Starring Jack Black; Mike White Joan Cusack, Sarah Silverman, Miranda Cosgrove, Joey Gaydos Jr., Robert Tsai
Screenplay by Mike White
Directed by Richard Linklater

IN SHORT: Best family comedy for post single digits of the year (so far). [Rated PG-13 for some rude humor and drug references. 112 minutes]

We can't say that we've ever thought very much about Jack Black, whose slovenly pose rarely rose to the level of a second rate Belushi wannabe. Yes, we noticed Black in High Fidelity but that supporting role sure wasn't enough to score a name above the credits (which went to co-writer John Cusack, for those with really short memories). Now there is School of Rock, a solid and funny from start to finish comedy that, while it does not do much to change the usual JB shtick, it sure gives us more than enough opportunity to like, and more importantly laugh along with the character on screen. Yeah, Jack Black is flat out terrific in School of Rock, one of those very rare film outings that should appeal to both kidlets and their parents. That's wishfully thinking that rap has run it's course among the young but we can dream, right? So here is the first film of the year to ask the musical question: Do you remember Murray the K? Alan Freed or... uh, The Ramones?
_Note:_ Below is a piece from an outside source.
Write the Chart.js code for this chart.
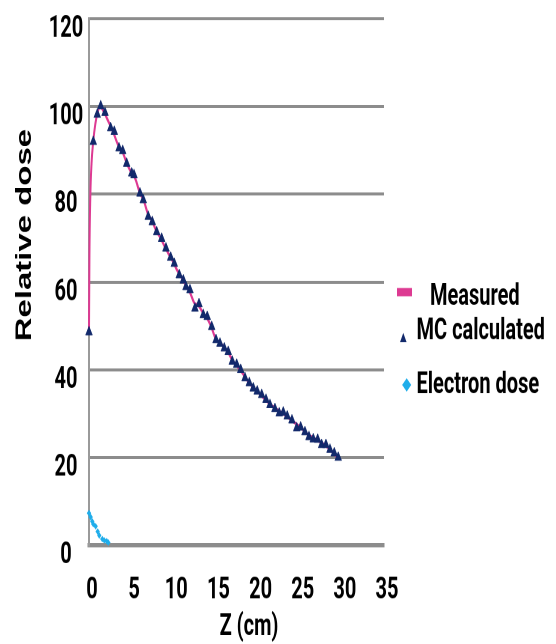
<!DOCTYPE html>
<html>
<head>
<meta charset="utf-8">
<script src="https://cdn.jsdelivr.net/npm/chart.js@4.4.1/dist/chart.umd.min.js"></script>
<style>
  html, body { margin: 0; padding: 0; background: #fff; }
  #chart { display: block; width: 556px; height: 644px; }
</style>
</head>
<body>
<canvas id="chart" width="556" height="430" style="width:556px;height:644px"></canvas>
<script>
// Datos
const xTicks = [0, 5, 10, 15, 20, 25, 30, 35];
const yTicks = [0, 20, 40, 60, 80, 100, 120];

const measuredZ = [0, 0.05, 0.15, 0.3, 0.5, 0.75, 1.0, 1.3, 1.7, 2.2, 2.8, 3.5, 4.0, 4.5, 5.0, 5.5, 6.0, 6.5, 7.0, 7.5, 8.0, 8.5, 9.0, 9.5, 10.0, 10.5, 11.0, 11.5, 12.0, 12.5, 13.0, 13.5, 14.0, 14.5, 15.0, 15.5, 16.0, 16.5, 17.0, 17.5, 18.0, 19, 20, 21, 22, 23, 24, 25, 26, 27, 28, 29, 29.6];
const measuredDose = [49, 66, 79, 87, 92, 96, 98.5, 100, 99, 97, 94.5, 91, 89.5, 87, 85, 83.5, 80.5, 78.5, 75.5, 73.8, 71.6, 70, 68, 66.2, 64.5, 62.5, 61, 59.2, 57.5, 55.2, 54.6, 53, 51.8, 49.8, 47.2, 46.2, 45.2, 44, 42.2, 41, 39.8, 37, 35, 33, 31.3, 30, 28.5, 27, 25.2, 24, 22.8, 21, 19.8];

const mcZ = [0, 0.51, 0.98, 1.39, 1.9, 2.57, 3.0, 3.56, 4.0, 4.47, 5.07, 5.34, 6.05, 6.44, 7.03, 7.51, 8.03, 8.62, 9.13, 9.69, 10.12, 10.71, 11.19, 11.51, 11.98, 12.57, 13.05, 13.56, 14.03, 14.56, 15.07, 15.54, 16.05, 16.52, 17.0, 17.52, 18.0, 18.51, 19.02, 19.49, 19.96, 20.49, 21.0, 21.47, 22.06, 22.57, 23.05, 23.52, 24.08, 24.64, 25.11, 25.62, 26.1, 26.61, 27.13, 27.6, 28.11, 28.59, 29.1, 29.57];
const mcDose = [48.6, 92.0, 98.2, 100.1, 98.6, 95.1, 94.3, 90.5, 89.9, 87.0, 84.8, 84.4, 80.2, 78.7, 74.9, 73.7, 71.4, 69.9, 67.7, 65.6, 64.2, 61.6, 60.4, 58.9, 58.2, 54.0, 55.0, 52.5, 52.1, 49.8, 46.8, 46.0, 44.9, 44.1, 41.9, 41.2, 40.0, 38.1, 37.0, 35.8, 35.1, 34.3, 33.2, 32.0, 31.1, 30.1, 30.3, 29.4, 28.5, 26.7, 26.9, 25.8, 24.7, 24.2, 24.1, 22.9, 22.9, 21.8, 21.0, 20.0];

const electronZ = [0, 0.2, 0.39, 0.51, 0.79, 1.03, 1.22, 1.58, 1.81, 2.1, 2.29];
const electronDose = [7.3, 6.4, 5.4, 4.8, 4.3, 3.1, 2.2, 1.4, 1.1, 0.9, 0.6];

const COLOR_MEASURED = '#dd3a92';
const COLOR_MC = '#12296b';
const COLOR_ELECTRON = '#1fadea';
const GRID = '#8c8c8c';

function toPoints(xs, ys) {
    return xs.map((x, i) => ({ x: x, y: ys[i] }));
}

// Textos: etiquetas, títulos y leyenda (el lienzo se estira en vertical por CSS)
const textPlugin = {
    id: 'textPlugin',
    afterDraw(chart) {
        const ctx = chart.ctx;
        const xs = chart.scales.x;
        const ys = chart.scales.y;
        ctx.save();
        ctx.fillStyle = '#000';
        ctx.textBaseline = 'middle';
        ctx.textAlign = 'center';
        ctx.font = 'bold 20px Roboto';

        yTicks.forEach(v => {
            ctx.fillText(String(v), 66, ys.getPixelForValue(v) + 7);
        });
        xTicks.forEach(v => {
            ctx.fillText(String(v), xs.getPixelForValue(v) + 3, 394.5);
        });

        ctx.fillText('Z (cm)', 249, 419);

        // título eje Y
        ctx.save();
        ctx.translate(25, 157);
        ctx.rotate(-Math.PI / 2);
        ctx.font = 'bold 22px "Liberation Sans"';
        ctx.fillText('Relative dose', 0, 0);
        ctx.restore();

        // leyenda
        ctx.textAlign = 'left';
        ctx.font = 'bold 20px Roboto';
        ctx.fillStyle = COLOR_MEASURED;
        ctx.fillRect(397, 192.3, 15, 5.5);
        ctx.fillStyle = '#000';
        ctx.fillText('Measured', 430, 198.5);

        ctx.fillStyle = COLOR_MC;
        ctx.beginPath();
        ctx.moveTo(403.3, 222.3);
        ctx.lineTo(406.6, 228.5);
        ctx.lineTo(400, 228.5);
        ctx.closePath();
        ctx.fill();
        ctx.fillStyle = '#000';
        ctx.fillText('MC calculated', 416.5, 221.5);

        ctx.fillStyle = COLOR_ELECTRON;
        ctx.beginPath();
        ctx.moveTo(406.7, 252.5);
        ctx.lineTo(411.2, 257);
        ctx.lineTo(406.7, 261.5);
        ctx.lineTo(402.2, 257);
        ctx.closePath();
        ctx.fill();
        ctx.fillStyle = '#000';
        ctx.fillText('Electron dose', 416.5, 257.5);
        ctx.restore();
    }
};

const chart = new Chart(document.getElementById('chart').getContext('2d'), {
    type: 'scatter',
    data: {
        datasets: [
            {
                label: 'Measured',
                data: toPoints(measuredZ, measuredDose),
                showLine: true,
                borderColor: COLOR_MEASURED,
                backgroundColor: COLOR_MEASURED,
                borderWidth: 2,
                pointRadius: 0,
                cubicInterpolationMode: 'monotone',
                order: 2
            },
            {
                label: 'MC calculated',
                data: toPoints(mcZ, mcDose),
                pointStyle: 'triangle',
                pointRadius: 3.9,
                backgroundColor: COLOR_MC,
                borderColor: COLOR_MC,
                borderWidth: 0.5,
                order: 0
            },
            {
                label: 'Electron dose',
                data: toPoints(electronZ, electronDose),
                pointStyle: 'rectRot',
                pointRadius: 2.2,
                backgroundColor: COLOR_ELECTRON,
                borderColor: COLOR_ELECTRON,
                borderWidth: 0,
                order: 1
            }
        ]
    },
    options: {
        responsive: false,
        devicePixelRatio: 2,
        animation: false,
        clip: false,
        layout: { padding: { left: 89, right: 172, top: 12.5, bottom: 66 } },
        scales: {
            x: {
                type: 'linear',
                min: 0,
                max: 35,
                ticks: { display: false },
                grid: { display: false, drawTicks: false },
                border: { display: true, color: GRID, width: 3 }
            },
            y: {
                min: 0,
                max: 120,
                ticks: { display: false, stepSize: 20 },
                grid: { color: GRID, lineWidth: 2, drawTicks: false },
                border: { display: true, color: '#9a9a9a', width: 2 }
            }
        },
        plugins: {
            legend: { display: false },
            tooltip: { enabled: false }
        }
    },
    plugins: [textPlugin]
});
</script>
</body>
</html>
The century's been over for years folks. Time to move on for everyone except musician Dewey Finn (Black) for whom rock ended back around 1972 (which, we guess, is also around the year of the character's birth, give or take).The perennial unemployed Finn has been camped on the floor of best friend Ned Schneebly's (Mike White) apartment. Ned's permanent girlfriend Patti DiMarco (Sarah Silverman) is fed up with the loser on the floor and has been pressuring her beau to evict the dude. Dewey's big goal is to win the WROK Battle of the Bands competition, and the big check and record contract that comes with it. But when his band decides to go it alone Dewey is pushed to the limit. He accidentally intercepts a phone call with a job offer for substitute teacher Ned and voila! A false identity is born -- $650 a week nets a lot more than passing the hat in the local rock 'n' roll clubs at two in the morning. And, besides, teaching? How tough could it be?

Think of it this way: the kidlets at Horace Green prep know that $15,000 a year tuition is supposed to go a long way. A fat sub sleeping in the teacher's chair ain't going to cut it. When Dewey -- sorry, everyone thinks he is "Ned" -- realizes that no one in his class has the slightest idea who Aretha Franklin (or any of a long list of classic musical names) is, the man steps up to the plate.

Fifty years after Chuck Berry and Buddy Holly and Bill Haley and Elvis Presley set everything in motion, you'd think the "parents hate rock and roll" thing would be rather passé, right? It is, but this script concentrates on the overseeing headmistress (Joan Cusack) who is more tightly wound than an clock about to burst its spring, though she does like Stevie Nicks' solo stuff -- it's important to note that Dewey's definition of what comprised "good" rock seems to end about 1972. He's wrong but he's, relatively, young. The film soundtrack adds many of the rest of the important bands that first popped in the 70s.

Why does it work? Black and soundtrack aside? The answer probably lies in co-star Mike White's script. We've been very entertained by White's earlier stuff, like the surprising Chuck & Buck (though, strangely enough, not by Jack Black's earlier outing in White scripted Orange County.)

On average, a first run movie ticket will run you Ten Bucks. Were Cranky able to set his own price to School of Rock, he would have paid . . .


Simply: School of Rock is a great comedy with a kick ass soundtrack which, according to the credits, features a Kiss cover of a Ramones classic. Cranky could plotz.